Reports that six EU countries had emitted far less CO2 than anticipated sent carbon prices plummeting last week. Attention now turns to the EU's next round of emission allocation plans due on 30 June.

The Emissions Trading Scheme (ETS) is the EU's flagship instrument to fight climate change and meet its Kyoto pledge to reduce emissions of global warming gases by 8% by 2012. Under the ETS, some 12,000 energy-hungry industrial installations have been able, since 1 January 2005, to buy and sell permits to emit carbon dioxide, covering about 40% of the EU's total CO2 emissions.

A CO2 cap is set for each plant covered by the scheme in order to create a shortage and keep prices high, thereby encouraging companies to emit less than what they have been allowed. Pollution credits can be exchanged on an EU-wide carbon market, favouring greener utilities that can make a profit from selling their excess credits.

Carbon prices dropped by more than 50% last week upon reports that the Czech Republic, Estonia, France, the Netherlands and the Walloon region emitted far less CO2 last year than initially anticipated by the market. Low carbon prices are bad news for the EU's climate change policy as the CO2 trading scheme draws its strength from the benefits companies can make from selling their potential surplus pollution allowances on the market.
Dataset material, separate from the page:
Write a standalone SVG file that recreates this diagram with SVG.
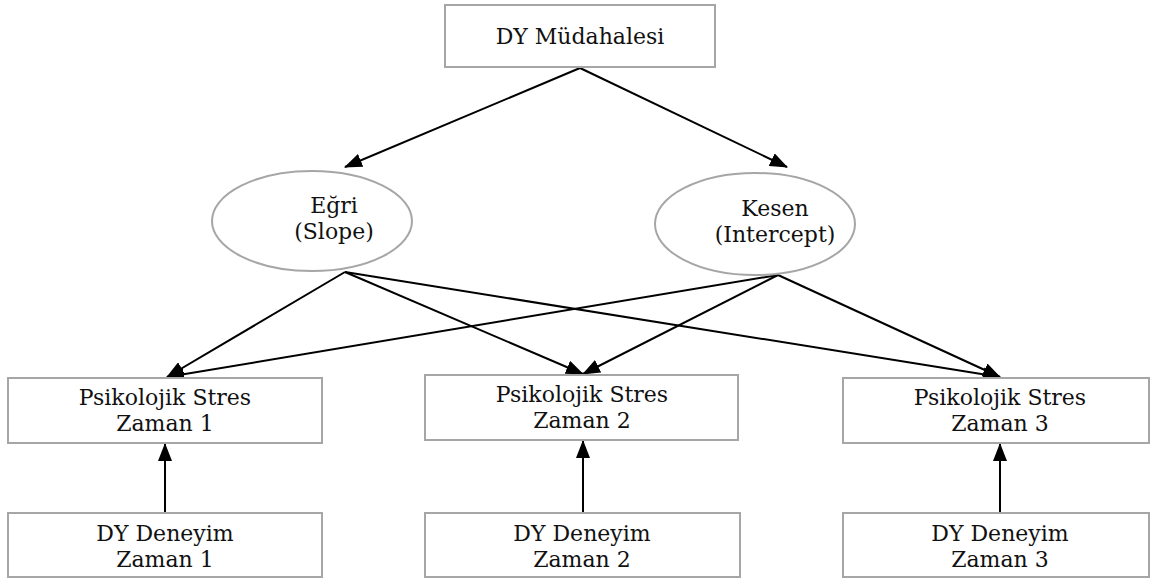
<svg xmlns="http://www.w3.org/2000/svg" width="1150" height="579" viewBox="0 0 1150 579">
<style>
.box{fill:#fff;stroke:#a6a6a6;stroke-width:2}
.ell{fill:#fff;stroke:#a6a6a6;stroke-width:2}
.t{font-family:"DejaVu Serif","Liberation Serif",serif;font-size:22px;fill:#111;text-anchor:middle}
.c{stroke:#000;stroke-width:2;fill:none;marker-end:url(#ah)}
</style>
<defs>
<marker id="ah" markerWidth="9" markerHeight="7" refX="8.5" refY="3.5" orient="auto" markerUnits="strokeWidth">
<path d="M0,0 L9,3.5 L0,7 Z" fill="#000"/>
</marker>
</defs>
<rect width="1150" height="579" fill="#fff"/>
<g id="connectors">
<line class="c" x1="580" y1="68" x2="345" y2="167"/>
<line class="c" x1="580" y1="68" x2="787" y2="167"/>
<line class="c" x1="345" y1="272" x2="167" y2="377"/>
<line class="c" x1="345" y1="272" x2="583" y2="374"/>
<line class="c" x1="345" y1="272" x2="1000" y2="377"/>
<line class="c" x1="778" y1="275" x2="167" y2="377"/>
<line class="c" x1="778" y1="275" x2="583" y2="374"/>
<line class="c" x1="778" y1="275" x2="1000" y2="377"/>
<line class="c" x1="165" y1="513" x2="165" y2="444"/>
<line class="c" x1="583" y1="513" x2="583" y2="441"/>
<line class="c" x1="1000" y1="513" x2="1000" y2="444"/>
</g>
<g id="dy-mudahalesi"><rect class="box" x="445" y="5" width="270" height="62"/><text class="t" x="580" y="44">DY Müdahalesi</text></g>
<g id="egri"><ellipse class="ell" cx="312" cy="221" rx="100" ry="50"/><text class="t" x="334" y="213">Eğri</text><text class="t" x="334" y="239">(Slope)</text></g>
<g id="kesen"><ellipse class="ell" cx="755" cy="224" rx="100" ry="51"/><text class="t" x="775" y="216">Kesen</text><text class="t" x="775" y="242">(Intercept)</text></g>
<g id="psik1"><rect class="box" x="8" y="378" width="314" height="65"/><text class="t" x="165" y="405">Psikolojik Stres</text><text class="t" x="165" y="431">Zaman 1</text></g>
<g id="psik2"><rect class="box" x="425" y="375" width="313" height="65"/><text class="t" x="582" y="402">Psikolojik Stres</text><text class="t" x="582" y="428">Zaman 2</text></g>
<g id="psik3"><rect class="box" x="843" y="378" width="306" height="65"/><text class="t" x="1000" y="405">Psikolojik Stres</text><text class="t" x="1000" y="431">Zaman 3</text></g>
<g id="dy1"><rect class="box" x="8" y="513" width="314" height="64"/><text class="t" x="165" y="541">DY Deneyim</text><text class="t" x="165" y="567">Zaman 1</text></g>
<g id="dy2"><rect class="box" x="425" y="513" width="315" height="64"/><text class="t" x="582" y="541">DY Deneyim</text><text class="t" x="582" y="567">Zaman 2</text></g>
<g id="dy3"><rect class="box" x="843" y="513" width="306" height="64"/><text class="t" x="1000" y="541">DY Deneyim</text><text class="t" x="1000" y="567">Zaman 3</text></g>
</svg>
With falling prices, incentives for companies to cut down their emissions and free up extra credits are consequently diminished.
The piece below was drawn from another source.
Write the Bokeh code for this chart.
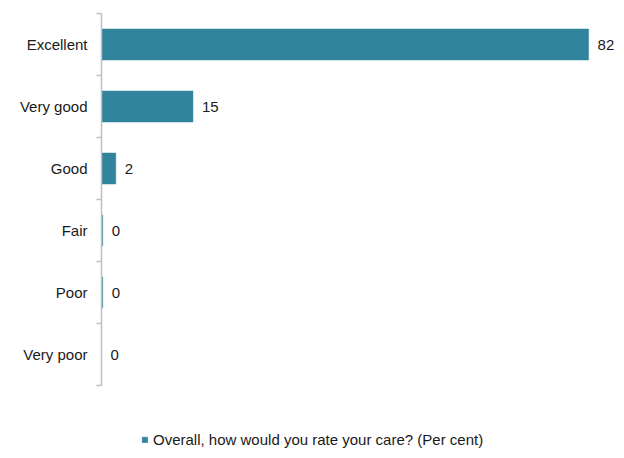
from bokeh.plotting import figure
from bokeh.models import (Range1d, LinearAxis, FixedTicker,
                          ColumnDataSource, Legend, LegendItem)
from bokeh.core.properties import value
from bokeh.embed import file_html
from bokeh.resources import INLINE

categories = ["Excellent", "Very good", "Good", "Fair", "Poor", "Very poor"]
percent = [82, 15.4, 2.4, 0.2, 0.2, 0]
value_labels = ["82", "15", "2", "0", "0", "0"]
series_name = "Overall, how would you rate your care? (Per cent)"

BAR = "#31849B"
AXIS = "#BFBFBF"
FONT = "Liberation Sans"
TXT = "#1a1a1a"

n = len(categories)
ypos = [n - i - 0.5 for i in range(n)]   # category slots, top to bottom
src = ColumnDataSource(dict(y=ypos, v=percent, lab=value_labels))

p = figure(width=618, height=450, output_backend="svg", toolbar_location=None,
           y_range=Range1d(-1.048, n), x_range=Range1d(0, 86.7),
           x_axis_location=None, y_axis_location=None,
           min_border_left=101, min_border_right=2, min_border_top=13, min_border_bottom=0)
p.outline_line_color = None
p.xgrid.grid_line_color = None
p.ygrid.grid_line_color = None
p.background_fill_color = "white"
p.border_fill_color = "white"

bars = p.hbar(y="y", right="v", left=0, height=0.5, source=src,
              fill_color=BAR, line_color=BAR, line_width=0.5)

p.text(x="v", y="y", text="lab", source=src, x_offset=9,
       text_baseline="middle", text_align="left",
       text_font=value(FONT), text_font_size="15px", text_color=TXT)

# axis line with ticks between categories
tick_axis = LinearAxis(ticker=FixedTicker(ticks=list(range(n + 1))), bounds=(0, n),
                       major_label_overrides={i: "" for i in range(n + 1)},
                       axis_line_color=AXIS, axis_line_width=1.5,
                       major_tick_line_color=AXIS, major_tick_line_width=1.5,
                       major_tick_out=5, major_tick_in=0,
                       minor_tick_line_color=None,
                       major_label_standoff=0)
p.add_layout(tick_axis, "left")

label_axis = LinearAxis(ticker=FixedTicker(ticks=ypos),
                        major_label_overrides={y: c for y, c in zip(ypos, categories)},
                        axis_line_color=None, major_tick_line_color=None,
                        minor_tick_line_color=None,
                        major_tick_out=0, major_tick_in=0,
                        major_label_text_font=FONT, major_label_text_font_size="15px",
                        major_label_text_color=TXT, major_label_standoff=9)
p.add_layout(label_axis, "left")

legend = Legend(items=[LegendItem(label=series_name, renderers=[bars])],
                location=(40, 2), padding=0, margin=0, spacing=0,
                border_line_color=None, background_fill_alpha=0,
                glyph_width=7, glyph_height=7, label_standoff=5,
                label_text_font=FONT, label_text_font_size="15px", label_text_color=TXT)
p.add_layout(legend, "center")

open("out.html", "w").write(file_html(p, INLINE))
The reported CO2 emissions represent only about 15% of the total emitted in the EU with reports for the biggest emitters like Germany, Italy, Poland and the UK still pending. The Commission will publish full emission statistics for the entire EU on 15 May. The news took the market by surprise because of the magnitude in the discrepancy between the caps placed on countries' emissions and the amount of CO2 actually emitted. The shortfall was as much as 25% in Estonia with other countries reporting between 8 and 15% fewer emissions than anticipated. In France, this amounted to 19 million tonnes surplus allocations, authorities said.
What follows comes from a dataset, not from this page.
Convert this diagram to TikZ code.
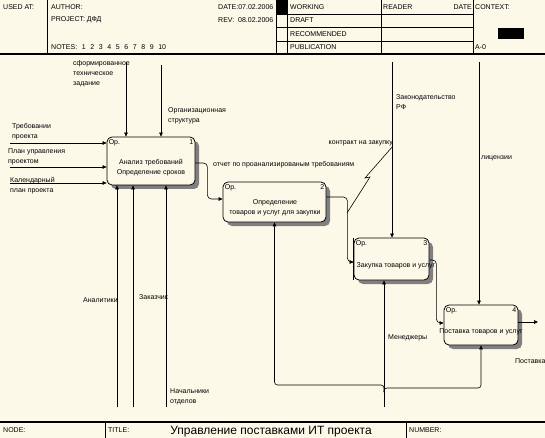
\documentclass[tikz,border=0pt]{standalone}
\usepackage{fontspec}
\setmainfont{Liberation Sans}
\usepackage{tikz}
\usetikzlibrary{positioning,arrows.meta,shadows,patterns}
\usepackage{xcolor}
\definecolor{paper}{RGB}{253,249,233}

\begin{document}
\begin{tikzpicture}[x=1pt,y=-1pt,>={Triangle[length=4pt,width=3.6pt]},
  font=\fontsize{7}{10}\selectfont,
  frame/.style={line width=0.6pt},
  arr/.style={->,line width=0.6pt},
  fn/.style={draw,line width=0.8pt,rounded corners=5pt,fill=paper,
    general shadow={shadow xshift=4pt,shadow yshift=-4pt,fill=black!50}},
  boxtext/.style={align=center,inner sep=0pt},
  tag/.style={inner xsep=2pt,inner ysep=3pt},
  lbl/.style={align=left,inner sep=0pt,anchor=north west},
  txt/.style={anchor=west,inner sep=0pt}]
\fill[paper] (0,0) rectangle (545,438);
\useasboundingbox (0,0) rectangle (545,438);

% header
\node[txt] (usedat) at (3,7) {USED AT:};
\node[txt] (author) at (51,7) {AUTHOR:};
\node[txt] (project) at (51,20) {PROJECT: ДФД};
\node[txt] (notes) at (51,47) {\spaceskip=4.6pt NOTES: 1 2 3 4 5 6 7 8 9 10};
\node[txt] (date) at (218,7) {DATE:07.02.2006};
\node[txt] (rev) at (218,20) {REV:\ \ 08.02.2006};
\node[txt] (working) at (290,7) {WORKING};
\node[txt] (draft) at (290,20) {DRAFT};
\node[txt] (recom) at (290,34) {RECOMMENDED};
\node[txt] (publ) at (290,47) {PUBLICATION};
\node[txt] (reader) at (383,7) {READER};
\node[anchor=east,inner sep=0pt] (rdate) at (472,7) {DATE};
\node[txt] (context) at (475,7) {CONTEXT:};
\node[txt] (ctxno) at (475,47) {A-0};
\foreach \x in {47,276,287,381,473} \draw[frame] (\x,0) -- (\x,54);
\foreach \y in {14,27,41} \draw[frame] (276,\y) -- (473,\y);
\fill (276,0) rectangle (287,14);
\fill (498,28) rectangle (524,39);
\draw[line width=1.4pt] (0,54) -- (545,54);

% footer
\draw[line width=1.4pt] (0,422) -- (545,422);
\draw[frame] (105,422) -- (105,438) (406,422) -- (406,438);
\node[txt] (nodef) at (3,430) {NODE:};
\node[txt] (titlef) at (108,430) {TITLE:};
\node[anchor=base,inner sep=0pt,font=\fontsize{12}{14}\selectfont] (ttl) at (271,434.5) {Управление поставками ИТ проекта};
\node[txt] (numberf) at (409,430) {NUMBER:};

% functions
\node[fn,minimum width=88pt,minimum height=48pt] (b1) at (151,161) {};
\node[fn,minimum width=103pt,minimum height=40pt] (b2) at (274.5,202) {};
\node[fn,minimum width=75pt,minimum height=42pt] (b3) at (391.5,259) {};
\node[fn,minimum width=74pt,minimum height=40pt] (b4) at (481,325) {};
\draw[line width=1.6pt] (b3.north west) -- (b3.south west);
\foreach \b/\k in {b1/1,b2/2,b3/3,b4/4} {
  \node[tag,anchor=north west] (op\k) at (\b.north west) {Ор.};
  \node[tag,anchor=north east] (no\k) at (\b.north east) {\k};
}
\node[boxtext] (t1) at (151,168) {Анализ требований\\Определение сроков};
\node[boxtext] (t2) at (275,208) {Определение\\товаров и услуг для закупки};
\node[boxtext] (t3) at (396,266) {Закупка товаров и услуг};
\node[boxtext] (t4) at (481,332) {Поставка товаров и услуг};

% inputs
\coordinate (i1) at (10,143);
\coordinate (i2) at (10,167);
\coordinate (i3) at (10,183);
\foreach \c in {i1,i2,i3} \draw[arr] (\c) -- (\c -| b1.west);
\node[lbl] (ltp) at (12,123) {Требовании\\проекта};
\node[lbl] (lpu) at (8,148) {План управления\\проектом};
\node[lbl] (lkp) at (10,177) {Календарный\\план проекта};

% controls
\coordinate (c1) at (126,62);
\coordinate (c2) at (161,65);
\coordinate (c3) at (392,62);
\coordinate (c4) at (479,62);
\draw[arr] (c1) -- (c1 |- b1.north);
\draw[arr] (c2) -- (c2 |- b1.north);
\draw[arr] (c3) -- (c3 |- b3.north);
\draw[arr] (c4) -- (c4 |- b4.north);
\node[lbl] (ltz) at (73,60) {сформированное\\техническое\\задание};
\node[lbl] (los) at (168,107) {Организационная\\структура};
\node[lbl] (lzrf) at (396,94) {Законодательство\\РФ};
\node[txt] (llic) at (481,158) {лицензии};

% mechanisms
\coordinate (m1) at (117,407);
\coordinate (m2) at (133,407);
\coordinate (m3) at (166,407);
\coordinate (m5) at (384,407);
\foreach \c in {m1,m2,m3} \draw[arr] (\c) -- (\c |- b1.south);
\draw[arr] (m5) -- (m5 |- b3.south);
\coordinate (j1) at (384,392);
\draw[arr,rounded corners=3pt] (j1) -- ++(0,-7) -| (b2.south);
\draw[arr,rounded corners=3pt] (j1) -- ++(0,-4) -| (b4.south);
\node[txt] (lan) at (83,300) {Аналитики};
\node[txt] (lzk) at (139,297) {Заказчик};
\node[lbl] (lnach) at (170,388) {Начальники\\отделов};
\node[txt] (lmen) at (388,338) {Менеджеры};

% outputs
\draw[arr,rounded corners=4pt] ([yshift=-2pt]b1.east) -- ++(12,0) |- ([yshift=3pt]b2.west);
\draw[arr,rounded corners=4pt] ([yshift=5pt]b2.east) -- ++(21,0) |- ([yshift=-3pt]b3.west);
\draw[arr,rounded corners=4pt] ([yshift=-1pt]b3.east) -- ++(7,0) |- ([yshift=2pt]b4.west);
\coordinate (o4) at (538,322);
\draw[arr] (o4 -| b4.east) -- (o4);
\node[txt] (lotch) at (213,165) {отчет по проанализированым требованиям};
\node[txt] (lpost) at (515,361) {Поставка};

% squiggle
\node[anchor=south east,inner sep=0pt] (lkz) at (393,146) {контракт на закупку};
\coordinate (sq) at (347,213);
\draw[frame] (sq) -- (370,177) -- (365,178) -- (lkz.south east);
\end{tikzpicture}
\end{document}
According to Frank Brannvoll, an analyst at Point Carbon, the news has had a snowball effect made worse because market prices were bullish up till then, reaching an all-time high of over €30 a tonne of CO2 only days before the reports came out. "Markets are anticipating that the trend will continue," Brannvoll told EurActiv. But he indicated the drop also has positive effects, sending electricity prices down as CO2 market valuation is integrated into power prices.

Electricity prices already fell by 5 to 10 euros in Europe in general on hearing the news, Brannvoll said. "There is no doubt that the market is now monitoring what reaction the Commission and the member states will have and whether they will reduce their allocations for the second trading period," said Brannvoll. The Commission tried to play down the significance of the price drop saying there was "no crash".

"The market started at €6 and nobody then thought it would go above €10", EU environment spokeswoman Barbara Helfferich told EurActiv. 2005 emissions data for the entire EU will be published on 15 May. Helfferich said this would allow the Commission and the member states to base their next round of allocations on reliable data based on "actual emissions".

There is widespread criticism that EU countries allocated too many pollution credits to industry for the period 2005-2007. This, critics say, gave companies a free ride to pollute since the vast majority of allocations were given away for free by EU governments. In a recent study, WWF estimated that German power utility Vattenfall Europe received 99 % of its certificates for free. It said other German utilities such as E.ON and RWE had to pay for presumably only 7 % of their emission certificates.

WWF calculated that German utilities were set to make windfall profits of between to €31 and €64 billion until end 2012 due to the free carbon allocations.